Why space debris is a real problem

When we shoot stuff into space, it doesn’t always come back to Earth. But it doesn’t just disappear, either.

Why space debris is a real problem
The International Space Station (ISS) is photographed by Expedition 66 crew member Roscosmos cosmonaut Pyotr Dubrov from the Soyuz MS-19 spacecraft, in this image released April 20, 2022. Pyotr Dubrov/Roscosmos/Handout via REUTERS

When we shoot stuff into space, it doesn’t always come back to Earth. But it doesn’t just disappear, either. If a satellite is orbiting Earth, it’s going to continue being stuck in the planet’s gravitational pull, even after it’s no longer useful to us.

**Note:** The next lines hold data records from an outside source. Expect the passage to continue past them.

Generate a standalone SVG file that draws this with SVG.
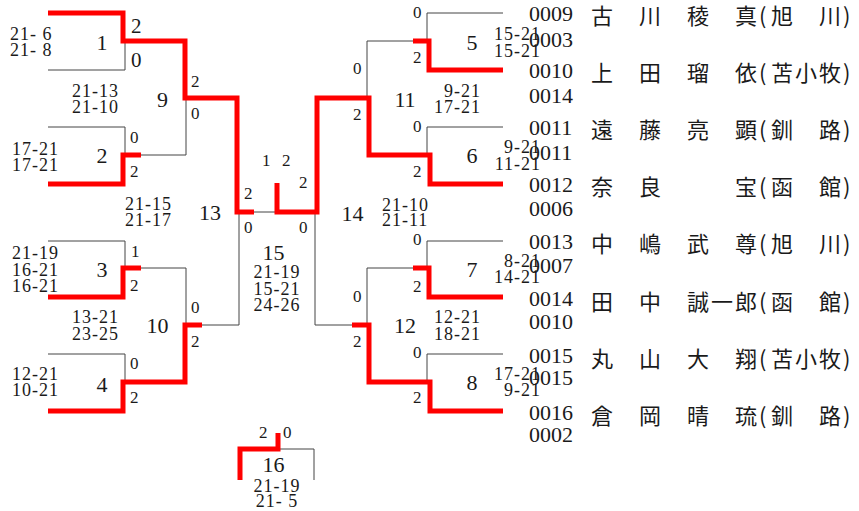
<svg xmlns="http://www.w3.org/2000/svg" width="859" height="511" viewBox="0 0 859 511">
<style>
.t{stroke:#444;stroke-width:1;fill:none}
.r{stroke:#ff0000;stroke-width:5;fill:none;stroke-linejoin:miter}
text{fill:#1a1a1a}
.n{font-family:"Liberation Serif","Times New Roman",serif;font-size:22px;text-anchor:middle}
.s{font-family:"Liberation Serif","Times New Roman",serif;font-size:17px}
.b{font-family:"Liberation Serif","Times New Roman",serif;font-size:21px}
.g{font-family:"Liberation Serif","Times New Roman",serif;font-size:18px;letter-spacing:1px}
.e{text-anchor:end}
.m{text-anchor:middle}
.c{font-family:"Liberation Serif","Times New Roman",serif;font-size:22px}
.k{font-family:"Noto Sans CJK JP","Noto Sans CJK SC",sans-serif;font-size:22px}
</style>
<rect width="859" height="511" fill="#fff"/>
<g id="connectors">
<path class="t" d="M48 70H125V41M48 127H125V155M141 155H186V98M48 241H125V268M141 268H186V325M48 354H125V382M202 325H239V212M254 212H277"/>
<path class="t" d="M503 13H427V41M413 41H367V98M503 127H427V155M503 241H427V268M413 268H367V325M503 354H427V382M352 325H315V212"/>
<path class="t" d="M278 449H314V480"/>
<path class="r" d="M48 13H123V41H185V98H237V212H254"/>
<path class="r" d="M48 184H123V155H141"/>
<path class="r" d="M48 297H123V268H141"/>
<path class="r" d="M48 411H123V382H185V325H202"/>
<path class="r" d="M277 183V212H317V98H369V155H430V184H503"/>
<path class="r" d="M503 70H429V41H413"/>
<path class="r" d="M503 297H429V268H413"/>
<path class="r" d="M352 325H369V382H430V411H503"/>
<path class="r" d="M240 480V449H278V433"/>
</g>
<g id="m1"><text class="n" x="102" y="50">1</text><text class="b" x="131" y="33">2</text><text class="b" x="131" y="67">0</text><text class="g" x="10" y="40">21- 6</text><text class="g" x="10" y="56">21- 8</text></g>
<g id="m2"><text class="n" x="102" y="163">2</text><text class="s" x="130" y="143">0</text><text class="s" x="130" y="177">2</text><text class="g" x="12" y="155">17-21</text><text class="g" x="12" y="171">17-21</text></g>
<g id="m3"><text class="n" x="102" y="277">3</text><text class="s" x="131" y="257">1</text><text class="s" x="130" y="291">2</text><text class="g" x="12" y="259">21-19</text><text class="g" x="12" y="276">16-21</text><text class="g" x="12" y="292">16-21</text></g>
<g id="m4"><text class="n" x="102" y="392">4</text><text class="s" x="130" y="369">0</text><text class="s" x="130" y="403">2</text><text class="g" x="12" y="380">12-21</text><text class="g" x="12" y="396">10-21</text></g>
<g id="m9"><text class="n" x="162.5" y="107">9</text><text class="s" x="191" y="87">2</text><text class="s" x="191" y="119">0</text><text class="g" x="72" y="97">21-13</text><text class="g" x="72" y="113">21-10</text></g>
<g id="m10"><text class="n" x="157.5" y="333">10</text><text class="s" x="191" y="313">0</text><text class="s" x="191" y="347">2</text><text class="g" x="72" y="323">13-21</text><text class="g" x="72" y="340">23-25</text></g>
<g id="m13"><text class="n" x="210" y="220">13</text><text class="s" x="244" y="199">2</text><text class="s" x="244" y="233">0</text><text class="g" x="125" y="210">21-15</text><text class="g" x="125" y="226">21-17</text></g>
<g id="m15"><text class="n" x="273.5" y="260">15</text><text class="s" x="262" y="166">1</text><text class="s" x="282" y="166">2</text><text class="g m" x="277" y="278">21-19</text><text class="g m" x="277" y="295">15-21</text><text class="g m" x="277" y="311">24-26</text></g>
<g id="m14"><text class="n" x="352.5" y="221">14</text><text class="s" x="299" y="188">2</text><text class="s" x="299" y="233">0</text><text class="g" x="382" y="211">21-10</text><text class="g" x="382" y="226">21-11</text></g>
<g id="m5"><text class="n" x="472" y="50">5</text><text class="s" x="413" y="18">0</text><text class="s" x="413" y="63">2</text><text class="g e" x="541" y="40">15-21</text><text class="g e" x="541" y="57">15-21</text></g>
<g id="m6"><text class="n" x="472" y="163">6</text><text class="s" x="413" y="132">0</text><text class="s" x="413" y="177">2</text><text class="g e" x="541" y="153">9-21</text><text class="g e" x="541" y="170">11-21</text></g>
<g id="m7"><text class="n" x="472" y="277">7</text><text class="s" x="413" y="245">0</text><text class="s" x="413" y="292">2</text><text class="g e" x="541" y="267">8-21</text><text class="g e" x="541" y="283">14-21</text></g>
<g id="m8"><text class="n" x="472" y="390">8</text><text class="s" x="413" y="358">0</text><text class="s" x="413" y="403">2</text><text class="g e" x="541" y="380">17-21</text><text class="g e" x="541" y="396">9-21</text></g>
<g id="m11"><text class="n" x="405" y="107">11</text><text class="s" x="353" y="74">0</text><text class="s" x="353" y="120">2</text><text class="g e" x="481" y="97">9-21</text><text class="g e" x="481" y="113">17-21</text></g>
<g id="m12"><text class="n" x="405" y="333">12</text><text class="s" x="353" y="302">0</text><text class="s" x="353" y="347">2</text><text class="g e" x="481" y="323">12-21</text><text class="g e" x="481" y="340">18-21</text></g>
<g id="m16"><text class="n" x="273.5" y="472">16</text><text class="s" x="259" y="438">2</text><text class="s" x="283" y="438">0</text><text class="g m" x="277" y="492">21-19</text><text class="g m" x="277" y="507">21- 5</text></g>
<g id="players">
<text class="c" x="529" y="20.5">0009</text><text class="c" x="529" y="47">0003</text>
<text class="c" x="529" y="77.6">0010</text><text class="c" x="529" y="103.4">0014</text>
<text class="c" x="529" y="134.7">0011</text><text class="c" x="529" y="159.8">0011</text>
<text class="c" x="529" y="191.8">0012</text><text class="c" x="529" y="216.2">0006</text>
<text class="c" x="529" y="248.9">0013</text><text class="c" x="529" y="272.6">0007</text>
<text class="c" x="529" y="306">0014</text><text class="c" x="529" y="329">0010</text>
<text class="c" x="529" y="363.1">0015</text><text class="c" x="529" y="385.4">0015</text>
<text class="c" x="529" y="420.2">0016</text><text class="c" x="529" y="441.8">0002</text>
<text class="k" x="591 615 639 663 687 711 735 759 771 795 819 843" y="24">古　川　稜　真(旭　川)</text>
<text class="k" x="591 615 639 663 687 711 735 759 771 795 819 843" y="81.1">上　田　瑠　依(苫小牧)</text>
<text class="k" x="591 615 639 663 687 711 735 759 771 795 819 843" y="138.2">遠　藤　亮　顕(釧　路)</text>
<text class="k" x="591 615 639 663 687 711 735 759 771 795 819 843" y="195.3">奈　良　　　宝(函　館)</text>
<text class="k" x="591 615 639 663 687 711 735 759 771 795 819 843" y="252.4">中　嶋　武　尊(旭　川)</text>
<text class="k" x="591 615 639 663 687 711 735 759 771 795 819 843" y="309.5">田　中　誠一郎(函　館)</text>
<text class="k" x="591 615 639 663 687 711 735 759 771 795 819 843" y="366.6">丸　山　大　翔(苫小牧)</text>
<text class="k" x="591 615 639 663 687 711 735 759 771 795 819 843" y="423.7">倉　岡　晴　琉(釧　路)</text>
</g>
</svg>
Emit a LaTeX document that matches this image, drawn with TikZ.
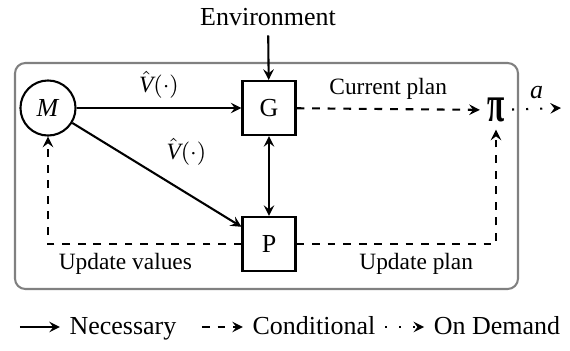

Right now, ​​there are actually millions of pieces of debris in Earth’s orbit. A lot of it comes from satellite explosions and crashes. When these satellites crash into each other, they end up creating smaller, more widespread pieces of space trash. If satellites hit random pieces of space garbage all the time, there are going to be some problems for us here on Earth.

That random trash can hit other (more important) objects at over 22,300 miles per hour, which is faster than a speeding bullet. And this stuff could take hundreds or even thousands oif years to come back to the ground.

According to NASA: “Even tiny paint flecks can damage a spacecraft when traveling at these velocities. A number of space shuttle windows were replaced because of damage caused by material that was analyzed and shown to be paint flecks. In fact, millimeter-sized orbital debris represents the highest mission-ending risk to most robotic spacecraft operating in low Earth orbit.” Remember, spacecraft and satellites are responsible for things like GPS, cell phone capabilities, television, weather tracking and military operations. So, that’s not great.

And there’s a history of spacecraft being really affected by space junk. Back in 1996, a French satellite was hit and damaged by debris from a French rocket that had exploded some 10 years beforehand. But, space agencies actually track space junk. And collisions with it are relatively rare.

So, how can we clean this stuff up? Well, the UN already has a policy of asking everyone to remove their satellites from orbit within 25 years of the end of each mission. This means bringing those satellites back into the atmosphere and getting rid of them here. How can organizations do this? It might sound silly, but they can use harpoons to get the material, catch it down here in a big net, grab it using magnets or even fire lasers to heat up the satellite, which causes an increase in its atmospheric drag, making it leave orbit.